Here’s a photo that pretty much sums up what I would turn in if I got that assignment:

tours

My daughter and I recently spent about a week visiting colleges. She’s a rising senior and interested in “away.” So off we went. (Sometimes lately I debate with myself about this blog– how much should I write about my family’s own college experiences vs sticking to my original topic of how to pay for college. Feel free to weigh in because I haven’t come up with an answer other than, “It’s my blog so I can write about whatever I feel like.”)

A week-long internship in Chicago, a cousin working in New York, and an uncle who went to Yale walked into my daughter’s summer plans… so we decided to visit some colleges. We decided that, if we’re going all the way to New York, Boston and Chicago (from Portland OR), we’re going to visit colleges. Plus, she never got around to scheduling things so I got to assemble the list. The end result: an action-packed schedule that included elite, highly-selective, and selective schools in different areas.

She’s already visited a lot of large public schools up and down the west coast and a few schools in far-flung locations, so I wanted her to see small and medium-sized ones. We focused on schools surrounding the cities we visited, and on seeing the cities themselves, all without renting a car. I also wanted her to see the difference between elite schools and those in the tier or two below. Over the course of our trip, we toured 9 schools and walked around several more. It was a lot: we walked more than 6 miles each day. Adding east coast heat and humidity made for a couple of grumpy Northwesterners most evenings– but I think it worked really well to see a lot of schools in a pretty compact schedule.

Here’s what I liked about our trip:

  • It was great to visit so many schools at once because it really put the onus on the school to stand out from the pack. Guess what?

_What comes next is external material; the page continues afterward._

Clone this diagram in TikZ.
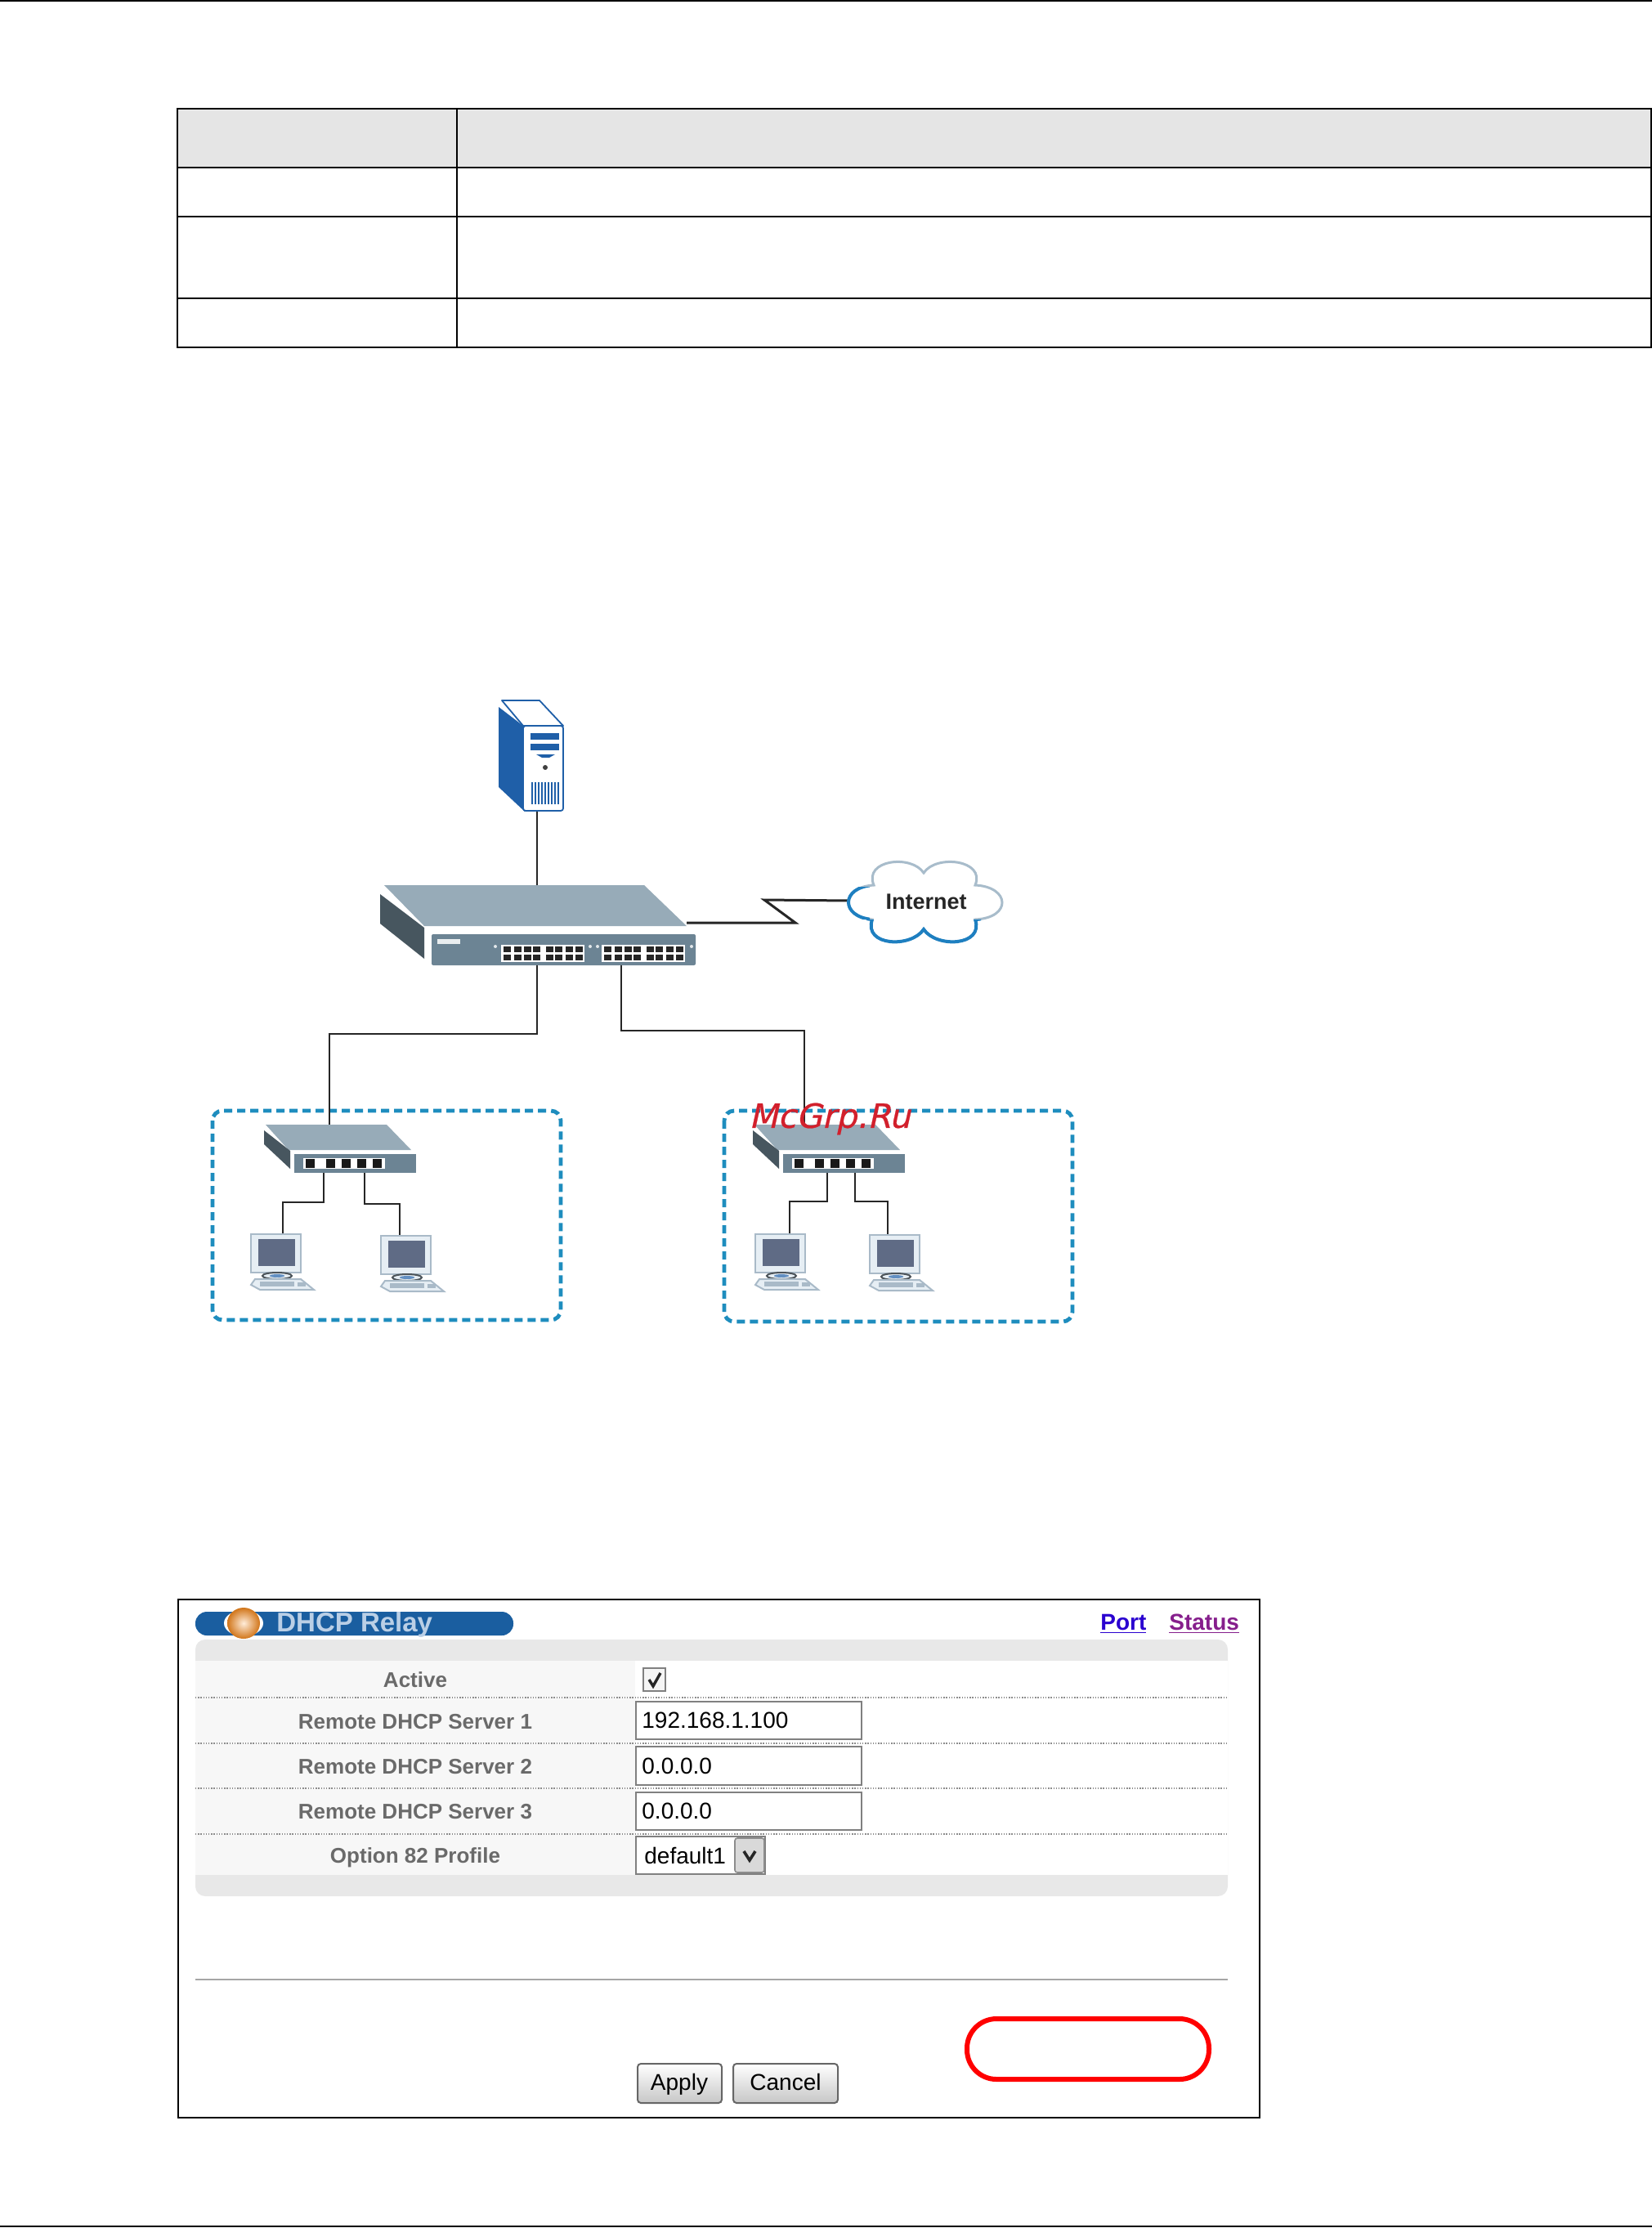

They all have tons of research and internship opportunities for undergraduates. They all have Quidditch teams. It’s pretty straightforward to double major or change major. Lots of students study abroad. As private schools, all had low student:teacher ratios and very few classes taught by anything other than a full professor. Most have something that students paint in support of a cause or just for fun, and these all have sets of rules for how you protect your handiwork. Most have great food in the dining halls, beautiful libraries, study areas so quiet that people complain if you turn pages in your book too loudly, performing arts groups that anyone can participate in, and so many a capella groups that people pass out buttons that say “I can’t sing” for students to wear during the club fair. A short list of them told us something really memorable or special.
  • Although we didn’t do the full “I-95 Tour” that several admissions officers remarked on, we found that many of the students and families on our tours had visited the same schools as we did. It was interesting to hear different perspectives on what we were seeing and hear what other schools they were looking at, given that we all came from different parts of the country or world.
  • When you see a lot of the same thing, you naturally start to develop priorities and preferences and can develop your own matrix to evaluate what you’re seeing. For example, going into this, my daughter felt it was important to go to a school on a quarter system because she had been told that made double majors easier. She quickly learned that double majoring is easy at just about any school but something she really cared about was how the school saw its role in integrating students into campus life. She also concluded that she wants to go to an urban university, so she identified a couple of safety schools in urban areas where she’ll likely receive merit aid and where she’d be happy to attend if she doesn’t get an acceptable offer from one of her top choices.
  • When you are repeatedly told the same thing, even a teenager can absorb it. In this case it was that essays are probably the most important part of the application. At least 90% of them went a step further, saying, “Make sure you write about yourself and answer the prompt.” (Hint: You have a couple of weeks before school starts, and most schools publish their essay questions on Aug. 1, so now is a great time to get started on these before schoolwork hits.) Something else we heard consistently at the elite schools: grades and test scores are looked at primarily for the purpose of determining whether you can handle the academics at the school, not to rank applicants. At Yale, for example, the admissions officer basically said, “We look at your transcript and test scores exactly long enough to decide whether your application goes into the pile of ‘students who are ready for Yale’ or into the other pile. Then we set them aside and look at everything else.”
  • Personally, I was glad that my daughter was really open-minded about what she was seeing. She had some pretty strong feelings about what schools she was interested in going into the trip and was a little less than thrilled that I was making her go to all these other schools. However, her top three choices after our trip were all schools that were schedule fillers going into the trip. So that tells me she was listening and observing while we were there.

If I were to change something about our trip, it would be this: I wish we went a year earlier, when she was a rising junior instead of a rising senior. Schools look really different in person than in brochures or online. Junior year is such a challenging and important year in high school, I think it would have been really helpful for her to have a better sense of what her top choices would be and what that meant for academics.